Let's not kid ourselves and think that he had nothing to do with the abuses on Wall Street that brought down the economy. Maybe the GOP was leading the charge for scrapping the protections that kept America safe from Wall Street for decades, but Bill Clinton embraced the "reforms" and his team - Wall Streeters themselves - implemented the plans.

It was Clinton who signed the Gramm Leach Bliley Act back in 1999. The Clinton team at the center of the changes - Larry Summers and Robert Rubin - later went on to cash in themselves (Rubin was already a Wall Street giant) on the reforms and made millions more on Wall Street. Bill Clinton himself was no stranger to Wall Street gigs. Sorry if I'm not buying into the new and improved Bill Clinton who supposedly supports OWS, but I'd much rather hear him explain how bad his decisions were and how those terrible decisions left Americans with the worst economy since the Great Depression. It wasn't that long ago that Bill Clinton was defending Wall Street ("time to lower the rhetoric and talk about the facts") and telling Americans to shut up since Wall Street did nothing illegal. It wasn't illegal because people like Bill Clinton helped legalize the abuse of the system, which left Americans holding the bag while Wall Street continued the celebration with fat checks.

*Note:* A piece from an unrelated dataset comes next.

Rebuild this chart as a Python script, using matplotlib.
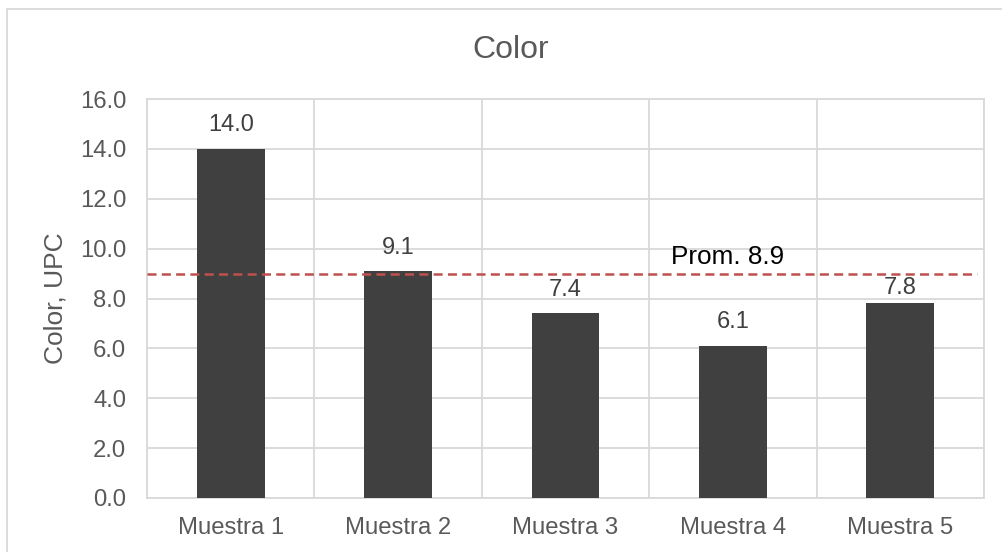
import matplotlib
matplotlib.use("Agg")
import matplotlib.pyplot as plt
from matplotlib.patches import Rectangle
import numpy as np

categorias = ["Muestra 1", "Muestra 2", "Muestra 3", "Muestra 4", "Muestra 5"]
valores = [14.0, 9.1, 7.4, 6.1, 7.8]
promedio_texto = 8.9
promedio_linea = 9.0
y_ticks = [0, 2, 4, 6, 8, 10, 12, 14, 16]

# label offsets (points) - style only
label_offset = [9, 9, 9, 9, 3]

plt.rcParams['font.family'] = ['Liberation Sans', 'DejaVu Sans']
plt.rcParams['lines.scale_dashes'] = False

fig = plt.figure(figsize=(10.02, 5.52), dpi=100)
ax = fig.add_axes([147/1002, 1-498/552, (984-147)/1002, (498-99)/552])

grid_c = "#D9D9D9"
x = np.arange(len(categorias))
ax.bar(x, valores, width=0.406, color="#404040", zorder=3)

ax.set_xlim(-0.5, len(categorias)-0.5)
ax.set_ylim(0, 16)
ax.set_yticks(y_ticks)
ax.set_yticklabels([f"{v:.1f}" for v in y_ticks])
ax.set_xticks(x)
ax.set_xticklabels(categorias)
ax.set_xticks(np.arange(len(categorias)+1)-0.5, minor=True)

ax.grid(axis='y', which='major', color=grid_c, linewidth=1.3, zorder=0)
ax.grid(axis='x', which='minor', color=grid_c, linewidth=1.3, zorder=0)
ax.tick_params(axis='both', which='both', length=0, labelsize=17.2, labelcolor="#595959")
ax.tick_params(axis='y', pad=15)
ax.tick_params(axis='x', pad=14)
for s in ax.spines.values():
    s.set_color(grid_c)
    s.set_linewidth(1.3)

for xi, v, off in zip(x, valores, label_offset):
    ax.annotate(f"{v:.1f}", (xi, v), xytext=(0, off), textcoords='offset points',
                ha='center', va='bottom', fontsize=17, color="#404040", zorder=4)

ax.plot([-0.5, len(categorias)-0.54], [promedio_linea, promedio_linea], color="#C0504D",
        linewidth=1.8, dashes=(6.5, 3.8), zorder=5, dash_capstyle='butt')
ax.annotate(f"Prom. {promedio_texto}", (2.97, promedio_linea), xytext=(0, 3.5),
            textcoords='offset points', ha='center', va='bottom', fontsize=18.8, color="black", zorder=6)

ax.set_ylabel("Color, UPC", fontsize=19, color="#595959")
ax.yaxis.set_label_coords((68-147)/(984-147), 0.5)

fig.text(511/1002, 1-50/552, "Color", ha='center', va='center', fontsize=23, color="#595959")

fig.patches.append(Rectangle((7/1002, -0.1), 1.2, 1-9/552+0.1, transform=fig.transFigure,
                             fill=False, edgecolor=grid_c, linewidth=1.3))

fig.savefig("out.png", dpi=100)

As long as people like Bill Clinton remain involved in the political process, there's really no hope for reform. He cashed in on his public service and takes money from the highest bidder. He's clever enough to tell which way the wind is blowing, but it doesn't make him any less cynical and opportunistic. It may not be polite to say in Democratic circles, but that's the way it is with our party elder. Forbes:

“I think what they’re doing is great,” he said. “Occupy Wall Street has done more in the short time they’ve been out there than I’ve been able to do in more than the last eleven years trying to draw attention to some of the same problems we have to address,” he said. Without once looking around, but completely engaging me, the statesman continued. “There are a lot of young people out there, I see a lot of unemployed students and they are upset, he said. They don’t know where the jobs and opportunities are for them, and they are worried about how they’re going to pay off their student loans without going broke.”